Я позвонила Марку из шумного коридора университета, из автомата, стоявшего рядом с административным офисом, где я только что говорила с секретарем факультета психологии, и тупой комок обиды и разочарования все еще стоял у меня в горле. Слава Богу, Марк был дома, и, слава Богу, я услышала его мягкий, ровный, спокойный голос.

— Марк, — сказала я без вступления, — ничего не получится, я только что разговаривала с секретарем, мне надо начинать с самого начала. Они ничего не зачтут мне, — голос мой дрожал скорее от досады, чем от слез. — Я не буду никуда переходить, я уже год тут отучилась, два года в Москве, и теперь все сначала, нет, я не буду...

— Подожди, — перебил меня Марк, — не нервничай, я ничего не понял. Ты разговаривала с каким секретарем?

— Психологии.

— Так, факультета психологии, — поправил меня Марк. — И он сказал, что, если ты будешь переводиться, тебе не зачтут предметы — ни тех, которые ты изучала здесь, ни тех, что в Москве. Так?

—Секретарь — баба, так что не «он» сказал, а «она» — внесла я раздраженную поправку.

— Неважно. Я правильно суть уловил? — Правильно, — наконец согласилась я.

— Так, когда у тебя следующий перерыв?

— Сейчас будет две лекции подряд, а потом перерыв, по-моему, полчаса.

— Хорошо, — сказал Марк. — Жди меня в кафетерии на втором этаже через два часа, я приеду, и мы все обсудим. Только успокойся и не нервничай. Мы все решим.

— Хорошо, — сказала я и, не попрощавшись, повесила трубку.

Он, как и обещал, приехал к самому началу перерыва, и мы сели за столик в очень шумном и не самом чистом кафе.

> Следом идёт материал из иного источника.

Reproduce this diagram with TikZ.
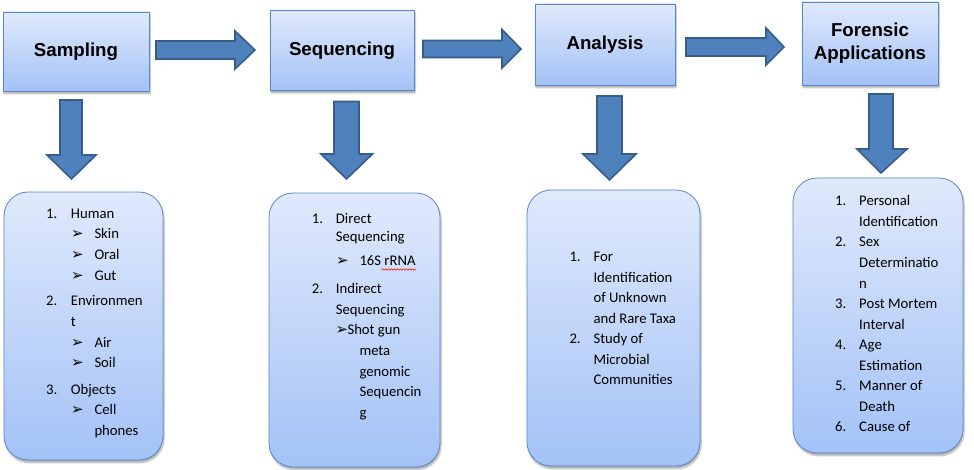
\documentclass[tikz,border=0pt]{standalone}
\usepackage{fontspec}
\usetikzlibrary{shadows,shadows.blur,decorations.pathmorphing}
\newfontfamily\listfont{Carlito}
\newfontfamily\headfont{Liberation Sans}
\newfontfamily\symfont{DejaVu Sans}
\definecolor{boxtop}{RGB}{224,233,251}
\definecolor{boxbot}{RGB}{163,194,247}
\definecolor{boxline}{RGB}{88,136,200}
\definecolor{arrfill}{RGB}{79,129,189}
\definecolor{arrline}{RGB}{56,93,138}
\tikzset{
  headbox/.style={rectangle, draw=boxline, line width=0.8pt, top color=boxtop, bottom color=boxbot,
    blur shadow={shadow xshift=1pt, shadow yshift=-2.5pt, shadow blur steps=6, shadow opacity=35},
    font=\headfont\fontsize{18.7}{23.3}\selectfont\bfseries, align=center, inner sep=0pt},
  listbox/.style={rectangle, rounded corners=24pt, draw=boxline, line width=0.8pt, top color=boxtop, bottom color=boxbot,
    blur shadow={shadow xshift=1pt, shadow yshift=-2.5pt, shadow blur steps=6, shadow opacity=35}, inner sep=0pt},
  blockarrow/.style={fill=arrfill, draw=arrline, line width=1.6pt, line join=miter},
  lt/.style={font=\listfont\fontsize{14.7}{20.5}\selectfont, anchor=base west, inner sep=0pt, text=black},
  bl/.style={font=\symfont\fontsize{15}{16}\selectfont, anchor=base west, inner sep=0pt, text=black},
}
\begin{document}
\begin{tikzpicture}[x=1pt,y=-1pt]
\useasboundingbox (0,0) rectangle (974,470);
% header boxes
\node[headbox, minimum width=146pt, minimum height=79pt] (samp) at (76,51.5) {Sampling};
\node[headbox, minimum width=144pt, minimum height=80pt] (seq) at (342,50.5) {Sequencing};
\node[headbox, minimum width=140pt, minimum height=81pt] (ana) at (605,44.5) {Analysis};
\node[headbox, minimum width=136pt, minimum height=83pt] (for) at (870,43.5) {Forensic\\Applications};
% list boxes
\node[listbox, minimum width=159pt, minimum height=268pt] (l1) at (83.5,326) {};
\node[listbox, minimum width=171pt, minimum height=274pt] (l2) at (354.5,330) {};
\node[listbox, minimum width=173pt, minimum height=276pt] (l3) at (613.5,328) {};
\node[listbox, minimum width=170pt, minimum height=275pt] (l4) at (878,315.5) {};
% right block arrows
\draw[blockarrow] (156,41) -- (235,41) -- (235,31) -- (255,50) -- (235,69) -- (235,59) -- (156,59) -- cycle;
\draw[blockarrow] (423,40.5) -- (502,40.5) -- (502,29.5) -- (521,49) -- (502,68) -- (502,57.5) -- (423,57.5) -- cycle;
\draw[blockarrow] (686,38) -- (766,38) -- (766,28) -- (784,47) -- (766,65) -- (766,56) -- (686,56) -- cycle;
% down block arrows
\draw[blockarrow] (60,100) -- (82,100) -- (82,155) -- (96,155) -- (71.5,179) -- (47,155) -- (60,155) -- cycle;
\draw[blockarrow] (334,101.5) -- (359,101.5) -- (359,154) -- (372.5,154) -- (346.5,179) -- (321,154) -- (334,154) -- cycle;
\draw[blockarrow] (597,96) -- (622,96) -- (622,154) -- (636,154) -- (609.5,180) -- (583,154) -- (597,154) -- cycle;
\draw[blockarrow] (869,94) -- (893,94) -- (893,149) -- (907,149) -- (881,173) -- (857,149) -- (869,149) -- cycle;
% list 1
\node[lt] (a1n) at (46,218.3) {1.};  \node[lt] (a1) at (70.7,218.3) {Human};
\node[bl] (a1b1) at (71,239) {➢}; \node[lt] (a1s1) at (94.3,239) {Skin};
\node[bl] (a1b2) at (71,259.5) {➢}; \node[lt] (a1s2) at (94.3,259.5) {Oral};
\node[bl] (a1b3) at (71,280) {➢}; \node[lt] (a1s3) at (94.3,280) {Gut};
\node[lt] (a2n) at (46,305.7) {2.};  \node[lt] (a2) at (70.7,305.7) {Environmen};
\node[lt] (a2c) at (70.7,326.5) {t};
\node[bl] (a2b1) at (71,347) {➢}; \node[lt] (a2s1) at (94.3,347) {Air};
\node[bl] (a2b2) at (71,367.7) {➢}; \node[lt] (a2s2) at (94.3,367.7) {Soil};
\node[lt] (a3n) at (46,394) {3.};  \node[lt] (a3) at (70.7,394) {Objects};
\node[bl] (a3b1) at (71,414.4) {➢}; \node[lt] (a3s1) at (94.3,414.4) {Cell};
\node[lt] (a3s1c) at (94.3,435) {phones};
% list 2
\node[lt] (b1n) at (311.7,224) {1.}; \node[lt] (b1) at (335.7,224) {Direct};
\node[lt] (b1c) at (335.7,241.7) {Sequencing};
\node[bl] (b1b1) at (336,265.7) {➢}; \node[lt] (b1s1) at (359.3,265.7) {16S rRNA};
\draw[red, line width=0.5pt, decorate, decoration={snake, amplitude=0.8pt, segment length=3pt}] (381.5,269.5) -- (416,269.5);
\node[lt] (b2n) at (311.7,293.3) {2.}; \node[lt] (b2) at (335.7,293.3) {Indirect};
\node[lt] (b2c) at (335.7,314) {Sequencing};
\node[bl] (b2b1) at (335.5,334.5) {➢}; \node[lt] (b2s1) at (347.3,334.5) {Shot gun};
\node[lt] (b2s2) at (359.3,355.7) {meta};
\node[lt] (b2s3) at (359.3,376.2) {genomic};
\node[lt] (b2s4) at (359.3,396.7) {Sequencin};
\node[lt] (b2s5) at (359.3,417) {g};
% list 3
\node[lt] (c1n) at (569.3,261.7) {1.}; \node[lt] (c1) at (593.3,261.7) {For};
\node[lt] (c1b) at (593.3,282.2) {Identification};
\node[lt] (c1c) at (593.3,302.7) {of Unknown};
\node[lt] (c1d) at (593.3,323.2) {and Rare Taxa};
\node[lt] (c2n) at (569.3,343.5) {2.}; \node[lt] (c2) at (593.3,343.5) {Study of};
\node[lt] (c2b) at (593.3,364) {Microbial};
\node[lt] (c2c) at (593.3,384.5) {Communities};
% list 4
\node[lt] (d1n) at (835,206) {1.}; \node[lt] (d1) at (859,206) {Personal};
\node[lt] (d1b) at (859,226.6) {Identification};
\node[lt] (d2n) at (835,247) {2.}; \node[lt] (d2) at (859,247) {Sex};
\node[lt] (d2b) at (859,267.5) {Determinatio};
\node[lt] (d2c) at (859,288) {n};
\node[lt] (d3n) at (835,308.4) {3.}; \node[lt] (d3) at (859,308.4) {Post Mortem};
\node[lt] (d3b) at (859,329) {Interval};
\node[lt] (d4n) at (835,349.4) {4.}; \node[lt] (d4) at (859,349.4) {Age};
\node[lt] (d4b) at (859,370) {Estimation};
\node[lt] (d5n) at (835,390.4) {5.}; \node[lt] (d5) at (859,390.4) {Manner of};
\node[lt] (d5b) at (859,411) {Death};
\node[lt] (d6n) at (835,431.4) {6.}; \node[lt] (d6) at (859,431.4) {Cause of};
\end{tikzpicture}
\end{document}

Я уже успокоилась, конечно, и мне стало в основном все равно — психология, астрономия, бухгалтерия — какая разница, но начинать все с самого начала, нет, я не буду. Даже не понятно, почему я расстроилась поначалу. Неделю назад я и не думала ни о какой психологии, для меня и науки такой не существовало, и вдруг, надо же, чуть не расплакалась.